>> BEGIN
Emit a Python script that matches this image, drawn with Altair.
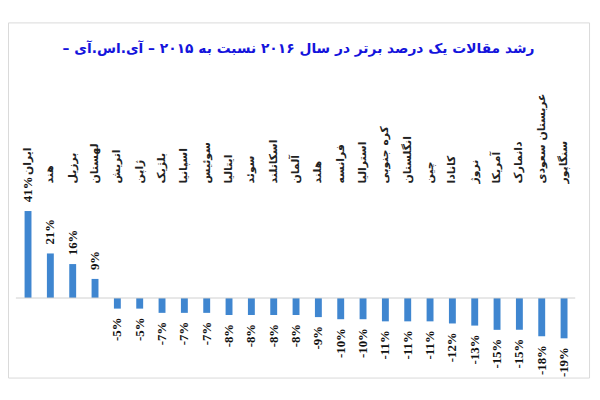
import altair as alt
import pandas as pd

countries = ["ایران", "هند", "برزیل", "لهستان", "اتریش", "ژاپن", "بلژیک", "اسپانیا",
             "سوئیس", "ایتالیا", "سوئد", "اسکاتلند", "آلمان", "هلند", "فرانسه", "استرالیا",
             "کره جنوبی", "انگلستان", "چین", "کانادا", "نروژ", "آمریکا", "دانمارک",
             "عربستان سعودی", "سنگاپور"]
growth = [41, 21, 16, 9, -5, -5, -7, -7, -7, -8, -8, -8, -8, -9, -10, -10, -11, -11,
          -11, -12, -13, -15, -15, -18, -19]
title_text = "رشد مقالات یک درصد برتر در سال ۲۰۱۶ نسبت به ۲۰۱۵ – آی.اس.آی –\u200f"

df = pd.DataFrame({"country": countries, "growth": growth})

yscale = alt.Scale(domain=[-37.5, 129.9], nice=False, zero=True)
x = alt.X("country:N", sort=countries, axis=None,
          scale=alt.Scale(paddingInner=0.691, paddingOuter=0.853, align=0.435))

base = alt.Chart(df).encode(x=x).transform_calculate(
    label="datum.growth + '%'",
    cy="max(54, datum.growth + 17)"
)

bars = base.mark_bar(color="#3f86d0").encode(
    y=alt.Y("growth:Q", scale=yscale, axis=None)
)

zero = alt.Chart(pd.DataFrame({"z": [0]})).mark_rule(color="#cfcfcf", strokeWidth=1).encode(
    y=alt.Y("z:Q", scale=yscale, axis=None),
    x=alt.value(8), x2=alt.value(575)
)

pos = base.transform_filter("datum.growth > 0").mark_text(
    angle=270, align="left", baseline="middle", dx=9,
    font="Liberation Serif", fontWeight="bold", fontSize=13, color="#111111"
).encode(y=alt.Y("growth:Q", scale=yscale, axis=None), text="label:N")

neg = base.transform_filter("datum.growth < 0").mark_text(
    angle=270, align="right", baseline="middle", dx=-9,
    font="Liberation Serif", fontWeight="bold", fontSize=13, color="#111111"
).encode(y=alt.Y("growth:Q", scale=yscale, axis=None), text="label:N")

names = base.mark_text(
    angle=270, align="left", baseline="middle",
    font="DejaVu Sans", fontWeight="bold", fontSize=11, color="#222222"
).encode(y=alt.Y("cy:Q", scale=yscale, axis=None), text="country:N")

chart = alt.layer(bars, zero, pos, neg, names).properties(
    width=589, height=360,
    title=alt.TitleParams(title_text, font="DejaVu Sans", fontWeight="bold",
                          fontSize=14, color="#1414dc", anchor="middle", dy=38),
    autosize=alt.AutoSizeParams(type="none"),
    padding={"left": 0, "top": 12, "right": 3, "bottom": 12}
).configure_view(stroke="#d9d9d9", strokeWidth=1)

chart.save("out.html", embed_options={"renderer": "svg", "actions": False})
>> END
Aim:
Reproduce the full listing above verbatim, with no pictures included.

Response:
Emit a Python script that matches this image, drawn with Altair.
import altair as alt
import pandas as pd

countries = ["ایران", "هند", "برزیل", "لهستان", "اتریش", "ژاپن", "بلژیک", "اسپانیا",
             "سوئیس", "ایتالیا", "سوئد", "اسکاتلند", "آلمان", "هلند", "فرانسه", "استرالیا",
             "کره جنوبی", "انگلستان", "چین", "کانادا", "نروژ", "آمریکا", "دانمارک",
             "عربستان سعودی", "سنگاپور"]
growth = [41, 21, 16, 9, -5, -5, -7, -7, -7, -8, -8, -8, -8, -9, -10, -10, -11, -11,
          -11, -12, -13, -15, -15, -18, -19]
title_text = "رشد مقالات یک درصد برتر در سال ۲۰۱۶ نسبت به ۲۰۱۵ – آی.اس.آی –\u200f"

df = pd.DataFrame({"country": countries, "growth": growth})

yscale = alt.Scale(domain=[-37.5, 129.9], nice=False, zero=True)
x = alt.X("country:N", sort=countries, axis=None,
          scale=alt.Scale(paddingInner=0.691, paddingOuter=0.853, align=0.435))

base = alt.Chart(df).encode(x=x).transform_calculate(
    label="datum.growth + '%'",
    cy="max(54, datum.growth + 17)"
)

bars = base.mark_bar(color="#3f86d0").encode(
    y=alt.Y("growth:Q", scale=yscale, axis=None)
)

zero = alt.Chart(pd.DataFrame({"z": [0]})).mark_rule(color="#cfcfcf", strokeWidth=1).encode(
    y=alt.Y("z:Q", scale=yscale, axis=None),
    x=alt.value(8), x2=alt.value(575)
)

pos = base.transform_filter("datum.growth > 0").mark_text(
    angle=270, align="left", baseline="middle", dx=9,
    font="Liberation Serif", fontWeight="bold", fontSize=13, color="#111111"
).encode(y=alt.Y("growth:Q", scale=yscale, axis=None), text="label:N")

neg = base.transform_filter("datum.growth < 0").mark_text(
    angle=270, align="right", baseline="middle", dx=-9,
    font="Liberation Serif", fontWeight="bold", fontSize=13, color="#111111"
).encode(y=alt.Y("growth:Q", scale=yscale, axis=None), text="label:N")

names = base.mark_text(
    angle=270, align="left", baseline="middle",
    font="DejaVu Sans", fontWeight="bold", fontSize=11, color="#222222"
).encode(y=alt.Y("cy:Q", scale=yscale, axis=None), text="country:N")

chart = alt.layer(bars, zero, pos, neg, names).properties(
    width=589, height=360,
    title=alt.TitleParams(title_text, font="DejaVu Sans", fontWeight="bold",
                          fontSize=14, color="#1414dc", anchor="middle", dy=38),
    autosize=alt.AutoSizeParams(type="none"),
    padding={"left": 0, "top": 12, "right": 3, "bottom": 12}
).configure_view(stroke="#d9d9d9", strokeWidth=1)

chart.save("out.html", embed_options={"renderer": "svg", "actions": False})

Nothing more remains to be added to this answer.